Omg. Just talked to a semi driver from nebraska. Got her truck stuck. Gave her and her riding buddy a glass of vodka and a cig. YES.
I'm gonna have bed sores at the end of this hangover.
I have decided to cut my hair. This is based solely on the fact there is too much of it to clean vomit out every Sunday afternoon.
Still bad at ganbling. Still good at dringing.
I hid my booze in my old Sesame Street lunch box. Big Bird might be disappointed, but I feel Oscar the Grouch would approve.
Housing is going to charge us for any broken dishes/glassware. Steal as many glasses as you can from the bars tonight. I got the baking dish and 3 plates covered.
had my ear almost bitten off in foreplay. the sex gods do not like me.
Tough to say exactly how to play this.

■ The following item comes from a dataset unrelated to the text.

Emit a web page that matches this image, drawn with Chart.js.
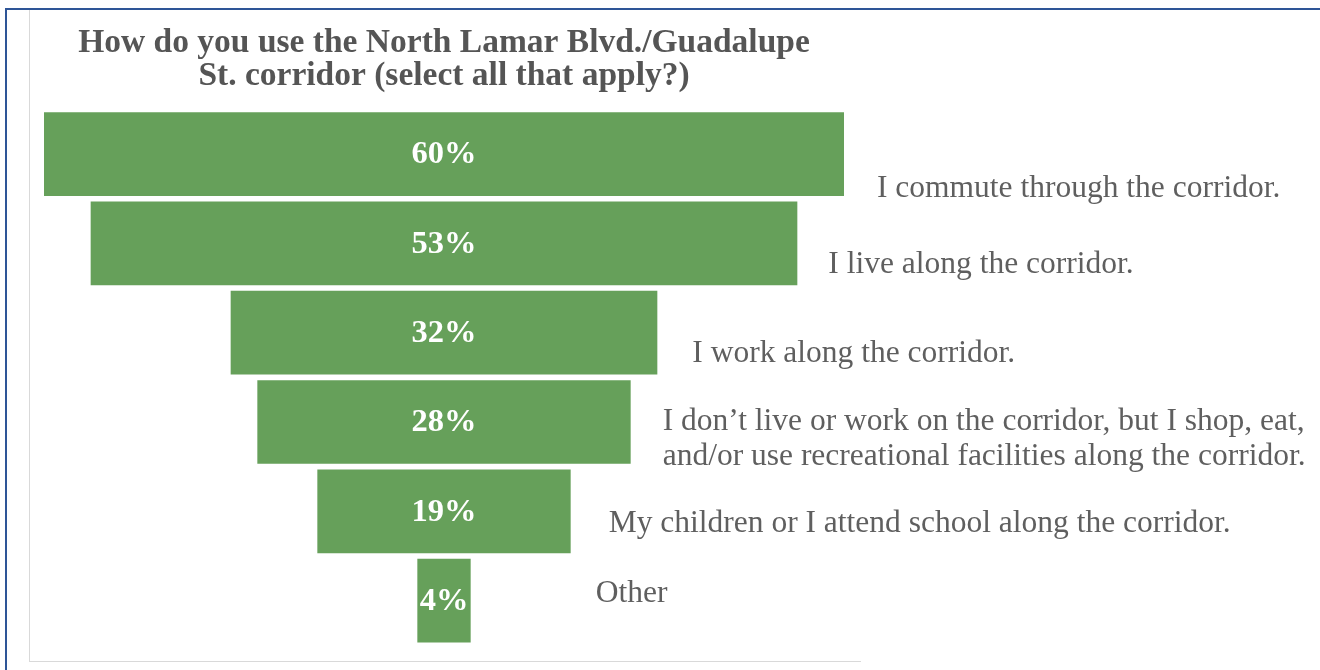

I just know people don't like surprises when genitals are involved.
her vagina just converted me to Judaism.
This 35 year old just told me that he was headed to the dance floor and it was about to get real dangerous......was that an invite?
she asked me to come back to her house where "hopefully her kids were asleep". that my friend is what i call a dealbreaker
Can't decide if it was more awkward buying sheets together or disposing of them afterwards
I had a dream that I got you so wet that you flooded my apartment
Wine is the only reason I'm making it in the real world
Taking out my recycling and 90% of it is alcohol and cat food. I am judging myself.